Page:Goncourt - Journal, t7, 1894.djvu/297

Le texte de cette page a été corrigé et est conforme au fac-similé.

Daudet. — Oui, oui, certainement, si j’avais dix ans devant moi… Eh, mon Dieu, je ne parle pas de la mort… mais de la diminution de l’intelligence, à laquelle, mon cher ami, je suis peut-être condamné par ma maladie.

Moi. — Allons, êtes-vous bête… Permettez-moi d’être cruel… Mettons les choses au pis… Est-ce que Henri Heine n’a pas conservé sa faculté de travail jusqu’au dernier moment ?… Et vous, jamais votre cerveau n’a été plus enfanteur.

Daudet (absorbé et tout à son idée). — Vous comprenez bien toute la variété qu’il y aurait là dedans… depuis les plus grands problèmes sociaux jusqu’au petit caillou de la route… Tenez, le premier soir, le crépuscule amènerait une grande causerie sur la peur… Et aussi les épisodes de la journée… Au fait, ce ne seraient pas des chapitres, mais des haltes, qui feraient les divisions de mon livre… Puis vous concevez, mes voyageurs seraient de vrais êtres… Je mettrai en contact deux jeunes ménages, deux hommes et deux femmes de tempéraments différents… Oh, pas d’enfant, de peur de donner un caractère de sensiblerie à la chose.

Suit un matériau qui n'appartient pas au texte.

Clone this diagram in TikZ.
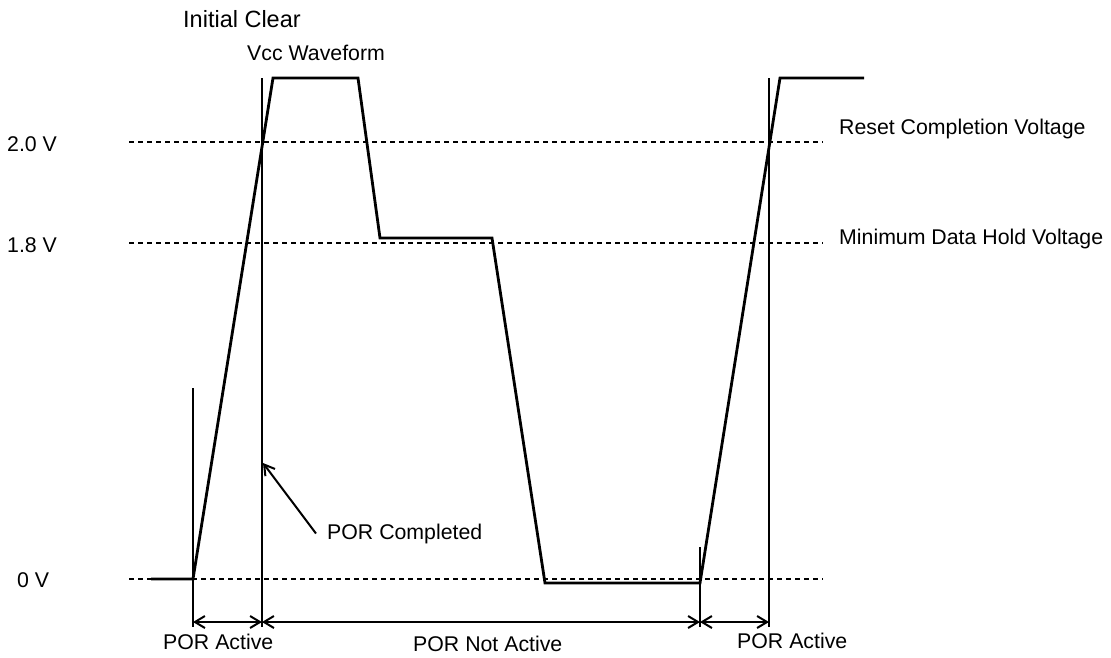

Moi. — Si, j’y mettrais un enfant, moi, mais pas le moutard spirituel, pas l’enfant sentimentalement ventriloque du théâtre, j’y mettrais un bébé comme Mémé, un enfant de deux à trois ans, qui y jetterait le gazouillis d’un petit être de grâce, dans le sérieux des paroles.

Daudet. — Ma seconde maringote serait amusante.